La nota dicasteriale sottolinea: «Il ministro comprenda che l’autentica ars celebrandi è quella che rispetta ed esalta il primato di Cristo e l’actuosa participatio di tutta l’assemblea liturgica, anche attraverso un’umile obbedienza alle norme liturgiche».
Si configura allora logicamente il diritto dei fedeli ad una celebrazione autentica, che sia allo stesso tempo valida, lecita, e che porti alla fruttuosità di cui abbiamo parlato, grazie all’ars celebrandi; questo comporta che ci si liberi della rigidità formale e della fantasia sregolata, grazie ad un’umile disciplina e obbedienza.
Il Codice del 1983, al can. 213, ha formalizzato il diritto di tutti i battezzati all’accesso ai sacramenti: «I fedeli hanno il diritto di ricevere dai sacri Pastori gli aiuti derivanti dai beni spirituali della Chiesa, soprattutto dalla parola di Dio e dai sacramenti», abbinandolo con l’obbligazione dei ministri sacri di dispensarli con dedizione e larghezza, come è espresso nel can. 843, § 1: «I ministri sacri non possono negare i sacramenti a coloro che li chiedano opportunamente, siano disposti nel debito modo e non abbiano dal diritto la proibizione di riceverli».

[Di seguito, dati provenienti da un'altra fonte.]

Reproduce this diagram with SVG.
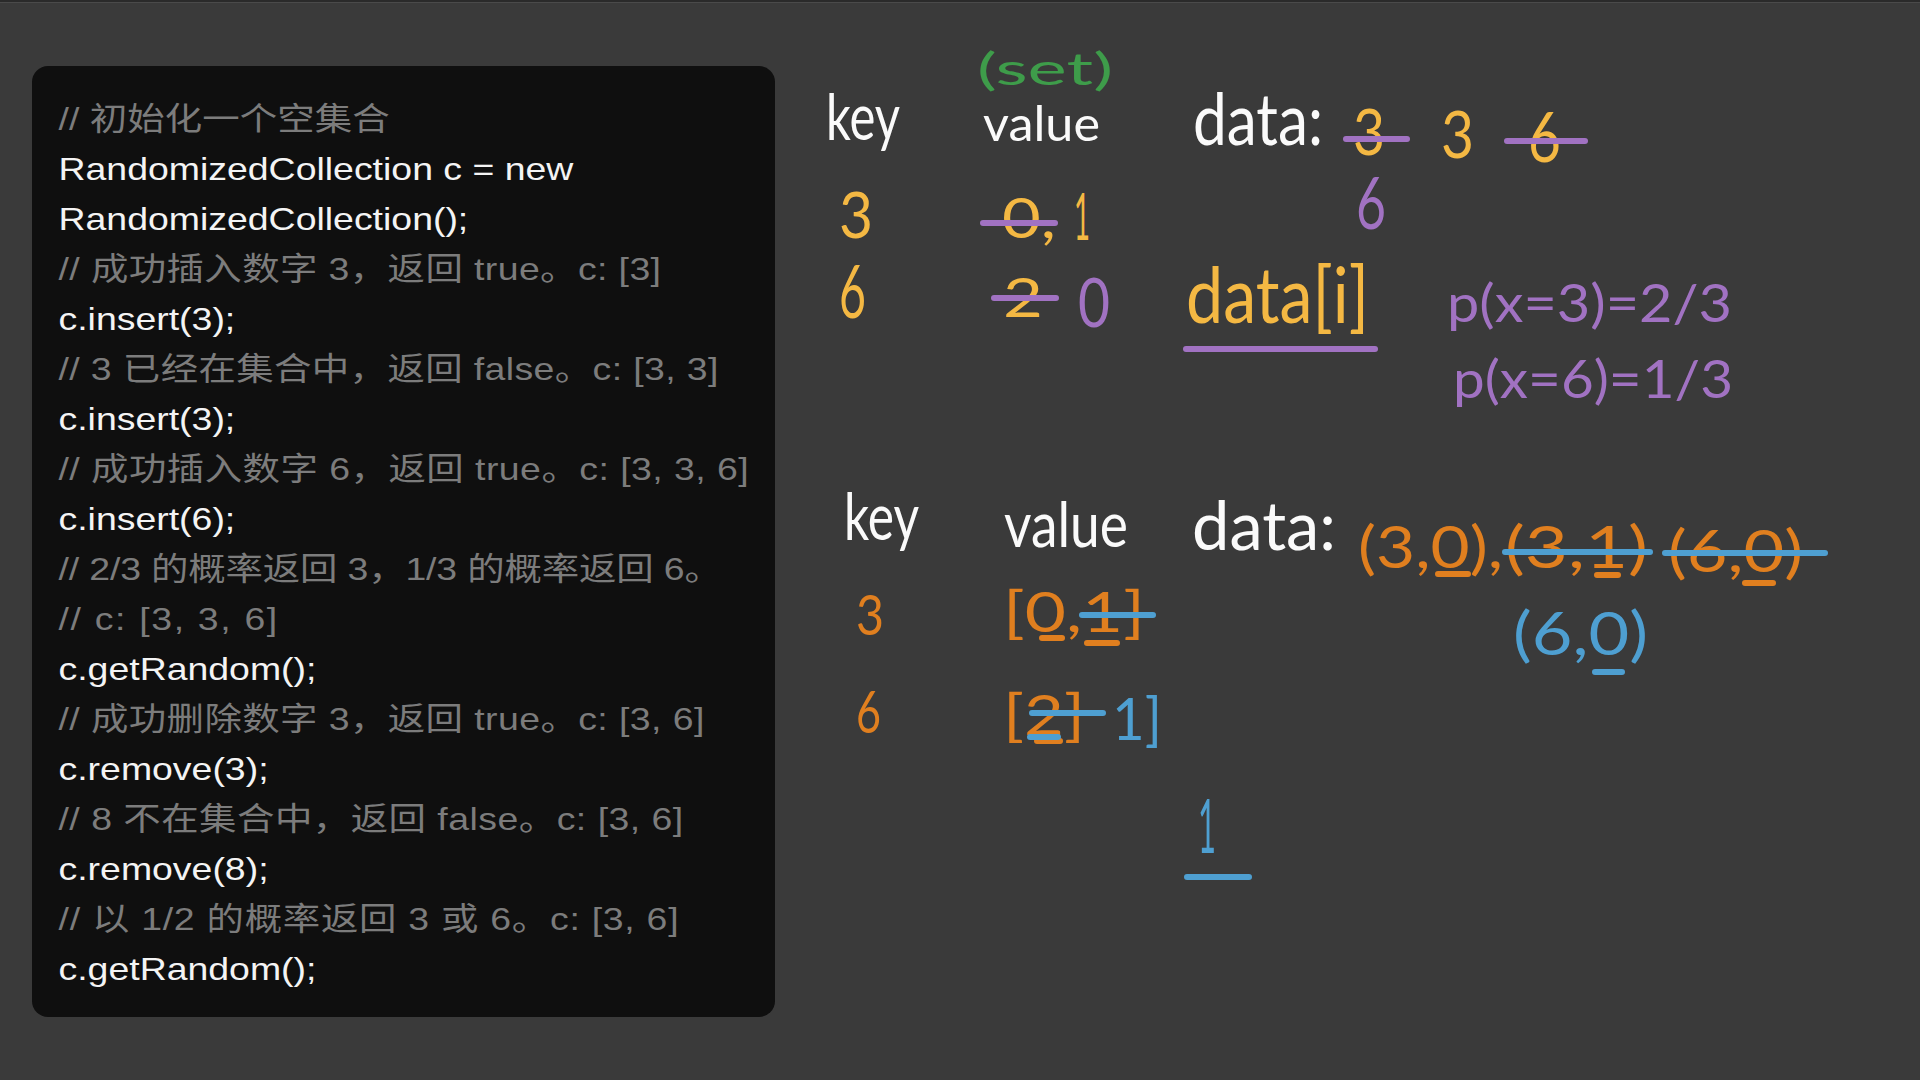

La fruttuosità viene prevista nel paragrafo successivo: «I pastori d’anime e gli altri fedeli, ciascuno secondo il proprio compito ecclesiastico, hanno il dovere di curare che quanti chiedono i sacramenti, siano preparati a riceverli mediante la dovuta evangelizzazione e formazione catechistica, in conformità alle norme emanate dalla competente autorità».
La fruttuosità implica una preparazione adeguata e la cura della celebrazione.
Essendo il tesoro della Chiesa e i vettori essenziali dell’agire salvifico di Dio, i sacramenti meritano rispetto e attenzione al fine di assicurare non solo la loro autenticità (validità) ed ecclesialità (liceità), ma anche la loro feconda fruttuosità.